--- Dataset extract ---
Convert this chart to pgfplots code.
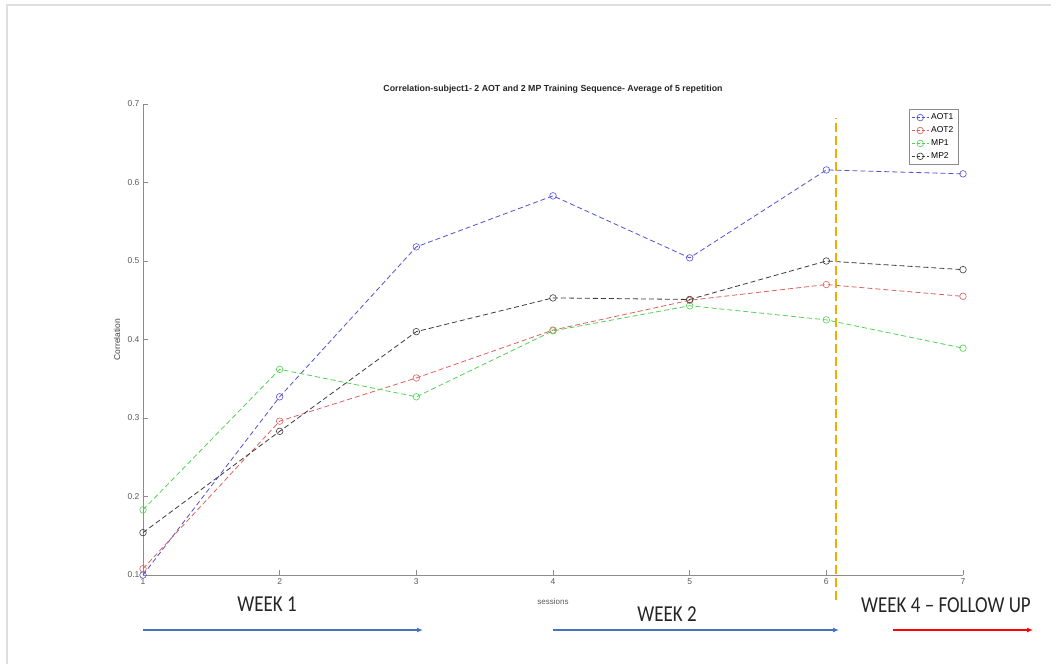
\documentclass[border=0pt]{standalone}
\usepackage{fontspec}
\setmainfont{Liberation Sans}
\newfontfamily\calibri{Carlito}
\usepackage{graphicx}
\usepackage{pgfplots}
\usetikzlibrary{arrows.meta}
\pgfplotsset{compat=1.18}
\definecolor{cblue}{RGB}{80,80,215}
\definecolor{cred}{RGB}{220,95,95}
\definecolor{cgreen}{RGB}{80,210,80}
\definecolor{cblack}{RGB}{60,60,60}
\definecolor{cyell}{RGB}{240,175,0}
\definecolor{arrblue}{RGB}{68,114,196}
\definecolor{axgray}{RGB}{140,140,140}
\begin{document}
\begin{tikzpicture}[x=1pt,y=1pt]
\useasboundingbox (0,0) rectangle (1051,664);
\draw[gray!25, line width=2pt] (6.5,0) -- (6.5,658.5) -- (1051,658.5);
\begin{axis}[
  at={(143pt,89pt)}, anchor=south west,
  scale only axis, width=820pt, height=471pt,
  xmin=1, xmax=7, ymin=0.1, ymax=0.7,
  xtick={1,...,7}, ytick={0.1,0.2,...,0.7},
  axis x line*=bottom, axis y line*=left,
  axis line style={axgray, line width=0.8pt, -},
  tick style={axgray, line width=0.6pt},
  tick align=inside, major tick length=5pt,
  clip=false,
  /pgf/number format/assume math mode=true,
  yticklabel style={/pgf/number format/fixed, /pgf/number format/precision=1, /pgf/number format/fixed zerofill},
  ticklabel style={font=\fontsize{8.5}{10}\selectfont, text=black!65},
  xlabel={sessions}, ylabel={Correlation},
  xlabel style={at={(axis description cs:0.5,-0.057)}, anchor=center, font=\fontsize{8}{9}\selectfont, text=black!65},
  ylabel style={at={(axis description cs:-0.0317,0.5)}, anchor=center, font=\fontsize{8.5}{9}\selectfont, text=black!75},
  title={Correlation-subject1- 2 AOT and 2 MP Training Sequence- Average of 5 repetition},
  title style={at={(axis description cs:0.5,1)}, yshift=9pt, anchor=center, font=\bfseries\fontsize{8.8}{10}\selectfont, text=black!85},
  legend style={at={(rel axis cs:0.994,0.989)}, anchor=north east, draw=axgray, font=\fontsize{8.5}{10}\selectfont, inner sep=2.5pt, row sep=1.5pt, cells={anchor=west}},
  legend image post style={dash pattern=on 3pt off 2pt},
  every axis plot/.append style={line width=0.8pt, dash pattern=on 5pt off 3pt, mark=o, mark size=3.3pt, mark options={solid, line width=0.6pt}},
]
\addplot[cblue] coordinates {(1,0.100) (2,0.327) (3,0.518) (4,0.583) (5,0.504) (6,0.616) (7,0.611)};
\addlegendentry{AOT1}
\addplot[cred] coordinates {(1,0.108) (2,0.296) (3,0.351) (4,0.412) (5,0.450) (6,0.470) (7,0.455)};
\addlegendentry{AOT2}
\addplot[cgreen] coordinates {(1,0.183) (2,0.362) (3,0.327) (4,0.411) (5,0.443) (6,0.425) (7,0.389)};
\addlegendentry{MP1}
\addplot[cblack] coordinates {(1,0.154) (2,0.283) (3,0.410) (4,0.453) (5,0.451) (6,0.500) (7,0.489)};
\addlegendentry{MP2}
\addplot[color=cyell, line width=1.2pt, dash pattern=on 9pt off 4pt, mark=none, forget plot] coordinates {(6.07,0.068) (6.07,0.682)};
\end{axis}
\draw[arrblue, line width=1.3pt, -{Latex[length=6pt,width=5pt]}] (143,34) -- (423,34);
\draw[arrblue, line width=1.3pt, -{Latex[length=6pt,width=5pt]}] (553,34) -- (839,34);
\draw[red, line width=1.3pt, -{Latex[length=6pt,width=5pt]}] (893,34) -- (1033,34);
\node[text=black!85, inner sep=0] at (267,59.5) {\scalebox{1}[1.2]{\calibri\fontsize{19}{22}\selectfont WEEK 1}};
\node[text=black!85, inner sep=0] at (667,50) {\scalebox{1}[1.2]{\calibri\fontsize{19}{22}\selectfont WEEK 2}};
\node[text=black!85, inner sep=0] at (946,59) {\scalebox{1}[1.2]{\calibri\fontsize{19}{22}\selectfont WEEK 4 – FOLLOW UP}};
\end{tikzpicture}
\end{document}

--- Goal ---
Repeat the lines above exactly, and keep every picture out.

--- Completed task ---
Convert this chart to pgfplots code.
\documentclass[border=0pt]{standalone}
\usepackage{fontspec}
\setmainfont{Liberation Sans}
\newfontfamily\calibri{Carlito}
\usepackage{graphicx}
\usepackage{pgfplots}
\usetikzlibrary{arrows.meta}
\pgfplotsset{compat=1.18}
\definecolor{cblue}{RGB}{80,80,215}
\definecolor{cred}{RGB}{220,95,95}
\definecolor{cgreen}{RGB}{80,210,80}
\definecolor{cblack}{RGB}{60,60,60}
\definecolor{cyell}{RGB}{240,175,0}
\definecolor{arrblue}{RGB}{68,114,196}
\definecolor{axgray}{RGB}{140,140,140}
\begin{document}
\begin{tikzpicture}[x=1pt,y=1pt]
\useasboundingbox (0,0) rectangle (1051,664);
\draw[gray!25, line width=2pt] (6.5,0) -- (6.5,658.5) -- (1051,658.5);
\begin{axis}[
  at={(143pt,89pt)}, anchor=south west,
  scale only axis, width=820pt, height=471pt,
  xmin=1, xmax=7, ymin=0.1, ymax=0.7,
  xtick={1,...,7}, ytick={0.1,0.2,...,0.7},
  axis x line*=bottom, axis y line*=left,
  axis line style={axgray, line width=0.8pt, -},
  tick style={axgray, line width=0.6pt},
  tick align=inside, major tick length=5pt,
  clip=false,
  /pgf/number format/assume math mode=true,
  yticklabel style={/pgf/number format/fixed, /pgf/number format/precision=1, /pgf/number format/fixed zerofill},
  ticklabel style={font=\fontsize{8.5}{10}\selectfont, text=black!65},
  xlabel={sessions}, ylabel={Correlation},
  xlabel style={at={(axis description cs:0.5,-0.057)}, anchor=center, font=\fontsize{8}{9}\selectfont, text=black!65},
  ylabel style={at={(axis description cs:-0.0317,0.5)}, anchor=center, font=\fontsize{8.5}{9}\selectfont, text=black!75},
  title={Correlation-subject1- 2 AOT and 2 MP Training Sequence- Average of 5 repetition},
  title style={at={(axis description cs:0.5,1)}, yshift=9pt, anchor=center, font=\bfseries\fontsize{8.8}{10}\selectfont, text=black!85},
  legend style={at={(rel axis cs:0.994,0.989)}, anchor=north east, draw=axgray, font=\fontsize{8.5}{10}\selectfont, inner sep=2.5pt, row sep=1.5pt, cells={anchor=west}},
  legend image post style={dash pattern=on 3pt off 2pt},
  every axis plot/.append style={line width=0.8pt, dash pattern=on 5pt off 3pt, mark=o, mark size=3.3pt, mark options={solid, line width=0.6pt}},
]
\addplot[cblue] coordinates {(1,0.100) (2,0.327) (3,0.518) (4,0.583) (5,0.504) (6,0.616) (7,0.611)};
\addlegendentry{AOT1}
\addplot[cred] coordinates {(1,0.108) (2,0.296) (3,0.351) (4,0.412) (5,0.450) (6,0.470) (7,0.455)};
\addlegendentry{AOT2}
\addplot[cgreen] coordinates {(1,0.183) (2,0.362) (3,0.327) (4,0.411) (5,0.443) (6,0.425) (7,0.389)};
\addlegendentry{MP1}
\addplot[cblack] coordinates {(1,0.154) (2,0.283) (3,0.410) (4,0.453) (5,0.451) (6,0.500) (7,0.489)};
\addlegendentry{MP2}
\addplot[color=cyell, line width=1.2pt, dash pattern=on 9pt off 4pt, mark=none, forget plot] coordinates {(6.07,0.068) (6.07,0.682)};
\end{axis}
\draw[arrblue, line width=1.3pt, -{Latex[length=6pt,width=5pt]}] (143,34) -- (423,34);
\draw[arrblue, line width=1.3pt, -{Latex[length=6pt,width=5pt]}] (553,34) -- (839,34);
\draw[red, line width=1.3pt, -{Latex[length=6pt,width=5pt]}] (893,34) -- (1033,34);
\node[text=black!85, inner sep=0] at (267,59.5) {\scalebox{1}[1.2]{\calibri\fontsize{19}{22}\selectfont WEEK 1}};
\node[text=black!85, inner sep=0] at (667,50) {\scalebox{1}[1.2]{\calibri\fontsize{19}{22}\selectfont WEEK 2}};
\node[text=black!85, inner sep=0] at (946,59) {\scalebox{1}[1.2]{\calibri\fontsize{19}{22}\selectfont WEEK 4 – FOLLOW UP}};
\end{tikzpicture}
\end{document}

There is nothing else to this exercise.